Doing "Office Housework" Might Help Your Career After All

A few weeks ago, Facebook's Sheryl Sandberg co-authored a New York Times article that discussed the perils for working women in performing "office housework" tasks.

Now a new study is here to swipe its finger across our dusty office desks by telling us how cleaning the office coffee pot might just fill our cup of job security to the brim!

A new academic study published online in the journal Human Resource Management explores our "employee citizenship" behaviors at work. As in, "Wow, the break room microwave is completely disgusting and I can't take it anymore, so I'll be the brave one to clean it out!" If you work with this employee, then please take the time to thank her. (And if Sandberg's article is accurate, then chances are good that it's probably a "her" in many offices.)

We feel like a team player, but we might question ourselves as we reach for a handful of damp paper towels to clean the dirty break room microwave:

Will taking on this menial task make me look somehow less professional? Am I setting a bad precedent as the one who always performs this task from now on? Will volunteering for trivial office tidying "projects," or generally volunteering to go outside my job description, hurt my future chances of promotion?

Well, it might not hurt us as much as we think, according to the new study. Instead of hurting us, taking one for the team might send the message that we're willing to do what it takes to keep everything on track for the greater good.

This task isn't in our job description, but nobody else in the office is willing to take it on, so here we are, paper towels in hand, furiously scrubbing refried beans from the top right corner of the microwave as our impatient co-worker stands nearby with bean burrito in hand waiting to use said microwave. Well, don't just stand there, hand us another damp paper towel and cover your burrito as you're heating it!
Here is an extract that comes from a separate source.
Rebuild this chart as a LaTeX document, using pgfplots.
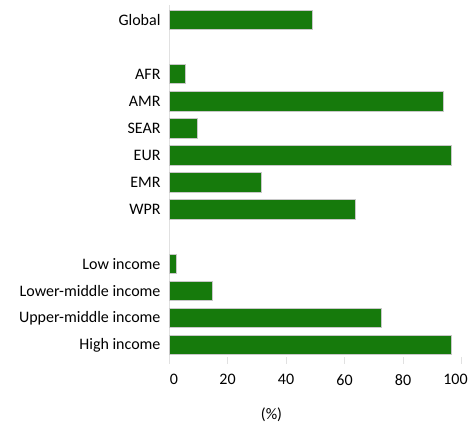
\documentclass[border=0pt]{standalone}
\usepackage{fontspec}
\setmainfont{Carlito}
\usepackage{pgfplots}
\pgfplotsset{compat=1.18}
\definecolor{barGreen}{RGB}{22,122,12}
\definecolor{barEdge}{RGB}{200,200,200}
\definecolor{axGray}{RGB}{225,225,225}
\begin{document}
\fontsize{16bp}{19bp}\selectfont
\begin{tikzpicture}
\useasboundingbox (0,0) rectangle (472bp,-427bp);
\begin{axis}[
    at={(169bp,-357bp)}, anchor=south west,
    scale only axis,
    width=292.5bp, height=352bp,
    xbar, bar width=0.72, bar shift=0pt,
    xmin=0, xmax=100,
    ymin=-0.443, ymax=12.554,
    axis x line*=bottom, axis y line*=left,
    x axis line style={draw=none},
    y axis line style={axGray, line width=1pt},
    xtick={0,20,40,60,80,100},
    xticklabels={\kern10bp 0,20,40,60,80,100\kern12bp},
    xtick style={axGray, line width=1pt},
    xtick align=outside,
    major tick length=7bp,
    xticklabel style={yshift=-5bp},
    ytick={0,1,2,3,5,6,7,8,9,10,12},
    yticklabels={High income,Upper-middle income,Lower-middle income,Low income,WPR,EMR,EUR,SEAR,AMR,AFR,Global},
    ytick style={draw=none},
    yticklabel style={xshift=4bp},
    tick label style={font=\fontsize{16bp}{19bp}\selectfont, black},
    /pgf/number format/assume math mode=true,
    xlabel={(\%)},
    xlabel style={at={(rel axis cs:0.3504,0)}, anchor=center, yshift=-58bp, font=\fontsize{16bp}{19bp}\selectfont},
    clip=false,
]
\addplot[fill=barGreen, draw=barEdge, line width=1pt] coordinates {
    (96.7,0) (72.7,1) (14.8,2) (2.7,3)
    (63.6,5) (31.7,6) (96.7,7) (9.7,8) (93.8,9) (5.8,10)
    (49.0,12)
};
\end{axis}
\end{tikzpicture}
\end{document}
The sparkling break room microwave has never looked better, and taking it on may benefit us in the long run on the job. According to an article in today's Washington Post:

"There's a choice we make about how to spend our time at work," [researcher Chris Zatzick] said. Although performance may matter most, "having a good attitude and being a good 'citizen' can protect you as well."

So it takes a village to raise a workplace, or something like that. We might just help our careers -- and possibly insulate ourselves from future layoffs -- by pitching in, staying late, volunteering, and, yes, willingly taking on the most unheralded of office tasks. Stepping it up as a good "office citizen" might just provide a protective effect. It is in our job description sometimes after all, but only at strategic, key points along the way!

Okay, I can already hear the commentary undertow. Not true, I once had a job where I helped out way more than I should have and I was a terrific team player every day, and they promoted my peer instead! Then I was one of the first to get let go as soon as they initiated layoffs! I hurt myself by helping out MORE than I should have in unheralded ways!

Perhaps you've steadily risen up the corporate ladder to find that you're a female senior manager still singled out to perform grunt work such as fetching new clients a cup of coffee. And don't forget the cream and sugar! Grr.

Personally, I admire anyone, man or woman, who steps up to take on a menial office task everyone else refuses to do even when they had a hand in creating the mess (see dirty office microwave example). We need more village-minded employees in today's self-absorbed, me-centric world, not fewer. CEOs can enhance their credibility with employees by getting their hands dirty, too. Pitching in by putting more paper in the printer shows that leadership isn't above it all, and is in touch instead of checked out.

It's a complicated topic -- nearly as complicated as figuring out which co-worker left a stack of moldy, unlabeled Tupperware containers in the disgusting, smelly break room fridge as we're cleaning it. (And if you're regularly stuck cleaning the office fridge, then you might suggest the company look into hiring a local cleaning company to clean it once per quarter.)

Smart managers will start a conversation around who is doing "office housework," and how these tasks could be spread more equitably between "busy" co-workers. Yes, this conversation represents pie-in-the-sky thinking that probably won't happen in many modern workplaces, but we can all dream, can't we? By the way, the office birthday cake is ready for pick up at the local bakery. I'll let you get to it, since no one else will.